### TASK DETAILS
Collect every line below that contains the word "size".

================================

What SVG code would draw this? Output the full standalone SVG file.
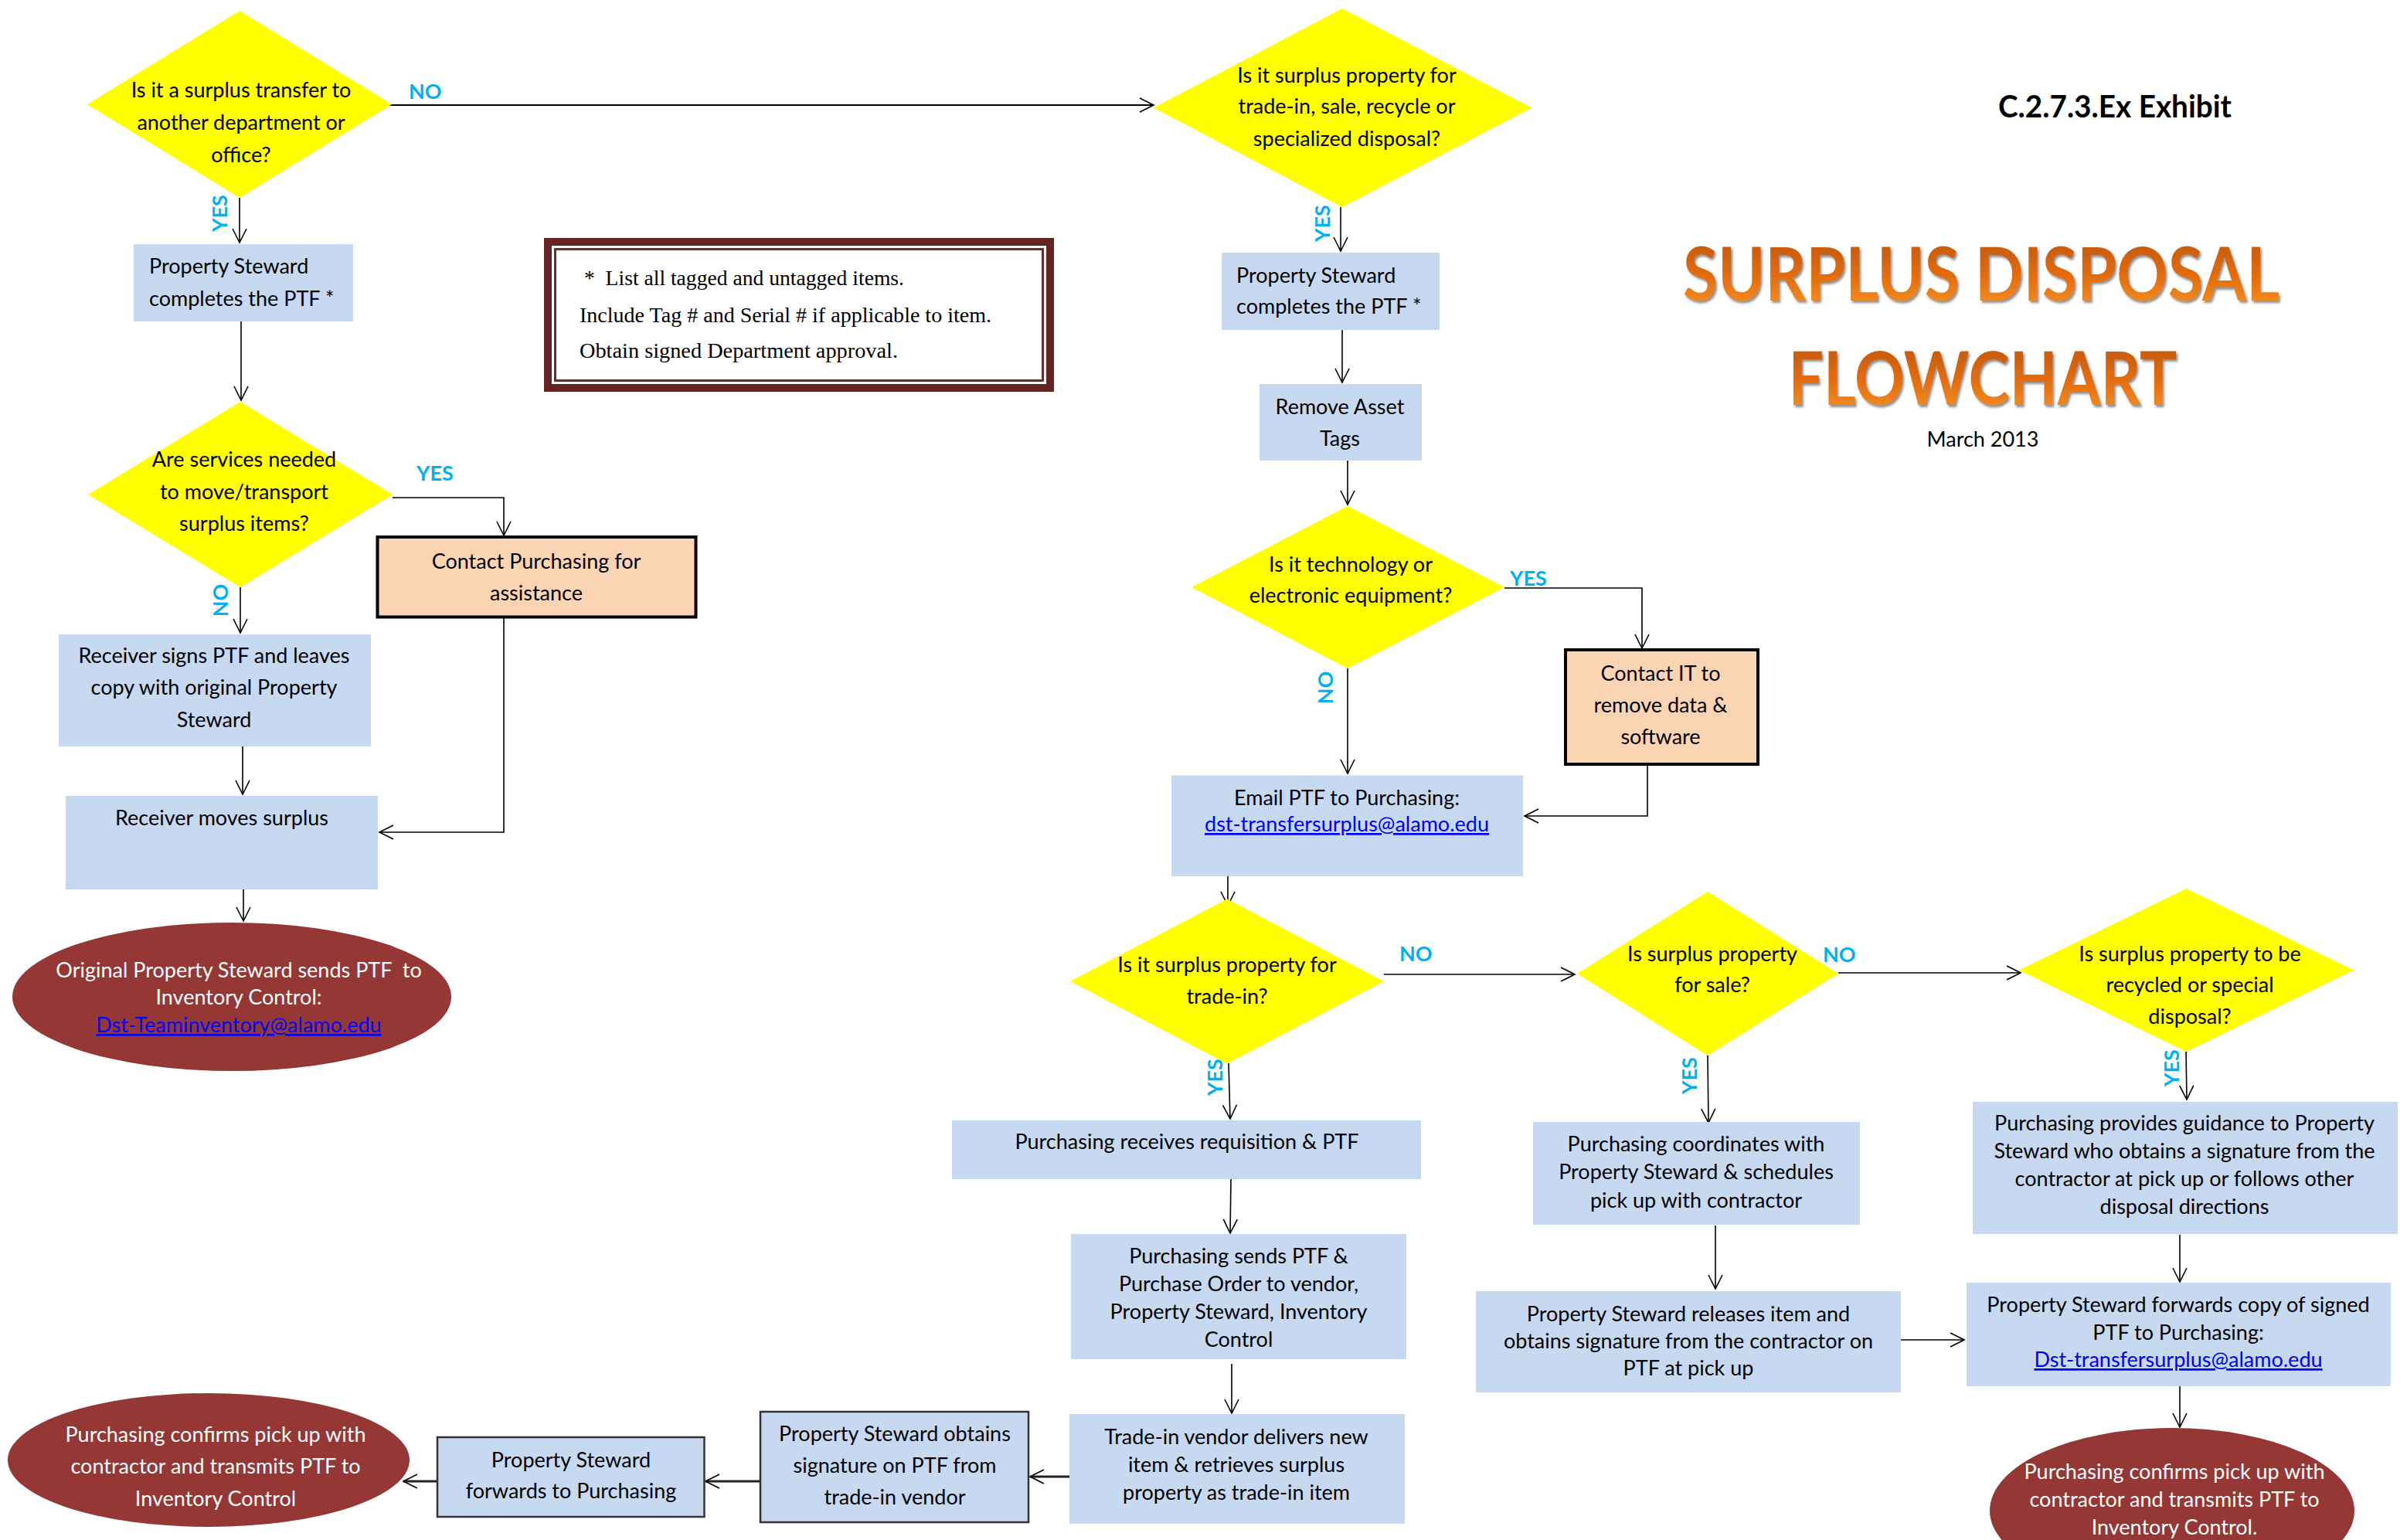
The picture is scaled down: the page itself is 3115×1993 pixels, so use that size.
<svg xmlns="http://www.w3.org/2000/svg" width="3115" height="1993" viewBox="0 0 3115 1993">
<defs>
<style>
.box{fill:#C6D9F1}
.dia{fill:#FFFF00}
.org{fill:#FBD4B4;stroke:#000;stroke-width:4}
.oval{fill:#953735}
.bdr{stroke:#333;stroke-width:2.5}
.t{font-family:Lato,'Liberation Sans',sans-serif;font-size:27px;fill:#000}
.c{text-anchor:middle}
.w{fill:#fff}
.lnk{fill:#0000FF;text-decoration:underline}
.lbl{font-family:Lato,'Liberation Sans',sans-serif;font-size:27px;font-weight:700;fill:#00B0F0}
.cn{fill:none;stroke:#000;stroke-width:1.6;marker-end:url(#arr)}
.cn2{stroke-width:2.2}
.cn3{stroke-width:3.2;stroke:#222}
.note{font-family:'Liberation Serif',serif;font-size:27.5px;fill:#000}
</style>
<marker id="arr" markerUnits="userSpaceOnUse" viewBox="-20 -12 22 24" refX="0" refY="0" markerWidth="22" markerHeight="24" orient="auto">
<path d="M-18,-9 L0,0 L-18,9" fill="none" stroke="#000" stroke-width="1.6"/>
</marker>
<linearGradient id="tg" x1="0" y1="0" x2="0" y2="1">
<stop offset="0" stop-color="#B8520C"/>
<stop offset="0.55" stop-color="#E46C0A"/>
<stop offset="1" stop-color="#F79A2E"/>
</linearGradient>
<filter id="sh" x="-5%" y="-10%" width="110%" height="130%">
<feDropShadow dx="2" dy="3" stdDeviation="1.5" flood-color="#444" flood-opacity="0.6"/>
</filter>
</defs>
<rect width="3115" height="1993" fill="#fff"/>

<g id="connectors">
<path class="cn" d="M310,256 L310,314"/>
<path class="cn cn2" d="M500,136 L1493,136"/>
<path class="cn" d="M312,416 L312,518"/>
<path class="cn" d="M508,644 L652,644 L652,693"/>
<path class="cn" d="M311,760 L311,819"/>
<path class="cn" d="M314,966 L314,1028"/>
<path class="cn" d="M652,798 L652,1077 L491,1077"/>
<path class="cn" d="M315,1151 L315,1192"/>
<path class="cn" d="M1735,268 L1735,325"/>
<path class="cn" d="M1737,427 L1737,495"/>
<path class="cn" d="M1744,596 L1744,653"/>
<path class="cn" d="M1947,761 L2125,761 L2125,839"/>
<path class="cn" d="M1744,865 L1744,1001"/>
<path class="cn" d="M2132,989 L2132,1056 L1973,1056"/>
<path class="cn" d="M1589,1134 L1589,1172"/>
<path class="cn" d="M1791,1261 L2038,1261"/>
<path class="cn" d="M1590,1376 L1592,1448"/>
<path class="cn" d="M1593,1526 L1592,1596"/>
<path class="cn" d="M1594,1765 L1594,1829"/>
<path class="cn cn3" d="M1384,1911 L1333,1911"/>
<path class="cn cn3" d="M984,1917 L913,1917"/>
<path class="cn cn3" d="M566,1917 L522,1917"/>
<path class="cn" d="M2379,1259 L2615,1259"/>
<path class="cn" d="M2210,1366 L2211,1453"/>
<path class="cn" d="M2220,1586 L2220,1668"/>
<path class="cn" d="M2460,1734 L2542,1734"/>
<path class="cn" d="M2829,1361 L2830,1423"/>
<path class="cn" d="M2821,1598 L2821,1659"/>
<path class="cn" d="M2821,1794 L2821,1847"/>
</g>

<g id="labels">
<text class="lbl c" transform="translate(294,276) rotate(-90)">YES</text>
<text class="lbl" x="529" y="128">NO</text>
<text class="lbl c" transform="translate(1721,289) rotate(-90)">YES</text>
<text class="lbl" x="539" y="622">YES</text>
<text class="lbl c" transform="translate(295,777) rotate(-90)">NO</text>
<text class="lbl" x="1954" y="758">YES</text>
<text class="lbl c" transform="translate(1725,890) rotate(-90)">NO</text>
<text class="lbl" x="1811" y="1244">NO</text>
<text class="lbl c" transform="translate(1582,1394) rotate(-90)">YES</text>
<text class="lbl c" transform="translate(2196,1392) rotate(-90)">YES</text>
<text class="lbl" x="2359" y="1245">NO</text>
<text class="lbl c" transform="translate(2820,1382) rotate(-90)">YES</text>
</g>

<g id="d1">
<polygon class="dia" points="310,14 507,135 310,256 113,135"/>
<text class="t c"><tspan x="312" y="126">Is it a surplus transfer to</tspan><tspan x="312" y="168">another department or</tspan><tspan x="312" y="210">office?</tspan></text>
</g>
<g id="b1">
<rect class="box" x="173" y="316" width="284" height="100"/>
<text class="t"><tspan x="193" y="354">Property Steward</tspan><tspan x="193" y="396">completes the PTF *</tspan></text>
</g>
<g id="note">
<rect x="704" y="308" width="660" height="199" fill="#632423"/>
<rect x="714" y="318" width="640" height="179" fill="#fff"/>
<rect x="718.5" y="322.5" width="631" height="170" fill="#fff" stroke="#6f2c2b" stroke-width="3"/>
<text class="note" x="756" y="369" xml:space="preserve" textLength="414" lengthAdjust="spacingAndGlyphs">*  List all tagged and untagged items.</text>
<text class="note" x="750" y="417" textLength="533" lengthAdjust="spacingAndGlyphs">Include Tag # and Serial # if applicable to item.</text>
<text class="note" x="750" y="463" textLength="412" lengthAdjust="spacingAndGlyphs">Obtain signed Department approval.</text>
</g>
<g id="d2">
<polygon class="dia" points="1737,11 1982,139.5 1737,268 1493,139.5"/>
<text class="t c"><tspan x="1743" y="107">Is it surplus property for</tspan><tspan x="1743" y="147">trade-in, sale, recycle or</tspan><tspan x="1743" y="189">specialized disposal?</tspan></text>
</g>
<g id="b2">
<rect class="box" x="1581" y="327" width="282" height="100"/>
<text class="t"><tspan x="1600" y="366">Property Steward</tspan><tspan x="1600" y="406">completes the PTF *</tspan></text>
</g>
<g id="title">
<text x="2737" y="152" text-anchor="middle" textLength="302" lengthAdjust="spacingAndGlyphs" style="font-family:Lato,'Liberation Sans',sans-serif;font-size:40px;font-weight:700;fill:#000">C.2.7.3.Ex Exhibit</text>
<text x="2564" y="389" text-anchor="middle" textLength="772" lengthAdjust="spacingAndGlyphs" filter="url(#sh)" style="font-family:Lato,'Liberation Sans',sans-serif;font-size:95px;font-weight:700;fill:url(#tg)">SURPLUS DISPOSAL</text>
<text x="2566" y="524" text-anchor="middle" textLength="503" lengthAdjust="spacingAndGlyphs" filter="url(#sh)" style="font-family:Lato,'Liberation Sans',sans-serif;font-size:95px;font-weight:700;fill:url(#tg)">FLOWCHART</text>
<text class="t c" x="2566" y="578">March 2013</text>
</g>
<g id="d3">
<polygon class="dia" points="311,520 508,640 311,760 114,640"/>
<text class="t c"><tspan x="316" y="604">Are services needed</tspan><tspan x="316" y="646">to move/transport</tspan><tspan x="316" y="687">surplus items?</tspan></text>
</g>
<g id="o1">
<rect class="org" x="488.5" y="695" width="412" height="103.5"/>
<text class="t c"><tspan x="694" y="736">Contact Purchasing for</tspan><tspan x="694" y="777">assistance</tspan></text>
</g>
<g id="b3">
<rect class="box" x="76" y="821" width="404" height="145"/>
<text class="t c"><tspan x="277" y="858">Receiver signs PTF and leaves</tspan><tspan x="277" y="899">copy with original Property</tspan><tspan x="277" y="941">Steward</tspan></text>
</g>
<g id="b4">
<rect class="box" x="85" y="1030" width="404" height="121"/>
<text class="t c" x="287" y="1068">Receiver moves surplus</text>
</g>
<g id="e1">
<ellipse class="oval" cx="300" cy="1290" rx="284" ry="96"/>
<text class="t c w" xml:space="preserve"><tspan x="309" y="1265">Original Property Steward sends PTF  to</tspan><tspan x="309" y="1300">Inventory Control:</tspan><tspan x="309" y="1336" class="lnk">Dst-Teaminventory@alamo.edu</tspan></text>
</g>
<g id="b5">
<rect class="box" x="1630" y="497" width="210" height="99"/>
<text class="t c"><tspan x="1734" y="536">Remove Asset</tspan><tspan x="1734" y="577">Tags</tspan></text>
</g>
<g id="d4">
<polygon class="dia" points="1744,655 1947,760 1744,865 1542,760"/>
<text class="t c"><tspan x="1748" y="740">Is it technology or</tspan><tspan x="1748" y="780">electronic equipment?</tspan></text>
</g>
<g id="o2">
<rect class="org" x="2026" y="841" width="249" height="148"/>
<text class="t c"><tspan x="2149" y="881">Contact IT to</tspan><tspan x="2149" y="922">remove data &amp;</tspan><tspan x="2149" y="963">software</tspan></text>
</g>
<g id="b6">
<rect class="box" x="1516" y="1003.5" width="455" height="130.5"/>
<text class="t c"><tspan x="1743" y="1042">Email PTF to Purchasing:</tspan><tspan x="1743" y="1076" class="lnk">dst-transfersurplus@alamo.edu</tspan></text>
</g>
<g id="d5">
<polygon class="dia" points="1588,1163.5 1791,1270 1588,1376.5 1385,1270"/>
<text class="t c"><tspan x="1588" y="1258">Is it surplus property for</tspan><tspan x="1588" y="1299">trade-in?</tspan></text>
</g>
<g id="b7">
<rect class="box" x="1232" y="1450" width="607" height="76"/>
<text class="t c" x="1536" y="1487">Purchasing receives requisition &amp; PTF</text>
</g>
<g id="b8">
<rect class="box" x="1386" y="1597" width="434" height="162"/>
<text class="t c"><tspan x="1603" y="1635">Purchasing sends PTF &amp;</tspan><tspan x="1603" y="1671">Purchase Order to vendor,</tspan><tspan x="1603" y="1707">Property Steward, Inventory</tspan><tspan x="1603" y="1743">Control</tspan></text>
</g>
<g id="b9">
<rect class="box" x="1384" y="1830" width="434" height="142"/>
<text class="t c"><tspan x="1600" y="1869">Trade-in vendor delivers new</tspan><tspan x="1600" y="1905">item &amp; retrieves surplus</tspan><tspan x="1600" y="1941">property as trade-in item</tspan></text>
</g>
<g id="b10">
<rect class="box bdr" x="984" y="1827" width="347" height="143"/>
<text class="t c"><tspan x="1158" y="1865">Property Steward obtains</tspan><tspan x="1158" y="1906">signature on PTF from</tspan><tspan x="1158" y="1947">trade-in vendor</tspan></text>
</g>
<g id="b11">
<rect class="box bdr" x="566" y="1860" width="345.5" height="103"/>
<text class="t c"><tspan x="739" y="1899">Property Steward</tspan><tspan x="739" y="1939">forwards to Purchasing</tspan></text>
</g>
<g id="e2">
<ellipse class="oval" cx="270" cy="1889.5" rx="260" ry="86.5"/>
<text class="t c w"><tspan x="279" y="1866">Purchasing confirms pick up with</tspan><tspan x="279" y="1907">contractor and transmits PTF to</tspan><tspan x="279" y="1949">Inventory Control</tspan></text>
</g>
<g id="d6">
<polygon class="dia" points="2210,1154 2379,1260 2210,1366 2041,1260"/>
<text class="t c"><tspan x="2216" y="1244">Is surplus property</tspan><tspan x="2216" y="1284">for sale?</tspan></text>
</g>
<g id="d7">
<polygon class="dia" points="2829.5,1150 3046,1255.5 2829.5,1361 2613,1255.5"/>
<text class="t c"><tspan x="2834" y="1244">Is surplus property to be</tspan><tspan x="2834" y="1284">recycled or special</tspan><tspan x="2834" y="1325">disposal?</tspan></text>
</g>
<g id="b12">
<rect class="box" x="1984" y="1452" width="423" height="133"/>
<text class="t c"><tspan x="2195" y="1490">Purchasing coordinates with</tspan><tspan x="2195" y="1526">Property Steward &amp; schedules</tspan><tspan x="2195" y="1563">pick up with contractor</tspan></text>
</g>
<g id="b13">
<rect class="box" x="1910" y="1671" width="550" height="131"/>
<text class="t c"><tspan x="2185" y="1710">Property Steward releases item and</tspan><tspan x="2185" y="1745">obtains signature from the contractor on</tspan><tspan x="2185" y="1780">PTF at pick up</tspan></text>
</g>
<g id="b14">
<rect class="box" x="2553" y="1426" width="550" height="171"/>
<text class="t c"><tspan x="2827" y="1463">Purchasing provides guidance to Property</tspan><tspan x="2827" y="1499">Steward who obtains a signature from the</tspan><tspan x="2827" y="1535">contractor at pick up or follows other</tspan><tspan x="2827" y="1571">disposal directions</tspan></text>
</g>
<g id="b15">
<rect class="box" x="2545" y="1660" width="549" height="134"/>
<text class="t c"><tspan x="2819" y="1698">Property Steward forwards copy of signed</tspan><tspan x="2819" y="1734">PTF to Purchasing:</tspan><tspan x="2819" y="1769" class="lnk">Dst-transfersurplus@alamo.edu</tspan></text>
</g>
<g id="e3">
<ellipse class="oval" cx="2811" cy="1955" rx="236" ry="107"/>
<text class="t c w"><tspan x="2814" y="1914">Purchasing confirms pick up with</tspan><tspan x="2814" y="1950">contractor and transmits PTF to</tspan><tspan x="2814" y="1986">Inventory Control.</tspan></text>
</g>
</svg>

================================

### ANSWER TO THIS TASK
The picture is scaled down: the page itself is 3115×1993 pixels, so use that size.
.t{font-family:Lato,'Liberation Sans',sans-serif;font-size:27px;fill:#000}
.lbl{font-family:Lato,'Liberation Sans',sans-serif;font-size:27px;font-weight:700;fill:#00B0F0}
.note{font-family:'Liberation Serif',serif;font-size:27.5px;fill:#000}
<text x="2737" y="152" text-anchor="middle" textLength="302" lengthAdjust="spacingAndGlyphs" style="font-family:Lato,'Liberation Sans',sans-serif;font-size:40px;font-weight:700;fill:#000">C.2.7.3.Ex Exhibit</text>
<text x="2564" y="389" text-anchor="middle" textLength="772" lengthAdjust="spacingAndGlyphs" filter="url(#sh)" style="font-family:Lato,'Liberation Sans',sans-serif;font-size:95px;font-weight:700;fill:url(#tg)">SURPLUS DISPOSAL</text>
<text x="2566" y="524" text-anchor="middle" textLength="503" lengthAdjust="spacingAndGlyphs" filter="url(#sh)" style="font-family:Lato,'Liberation Sans',sans-serif;font-size:95px;font-weight:700;fill:url(#tg)">FLOWCHART</text>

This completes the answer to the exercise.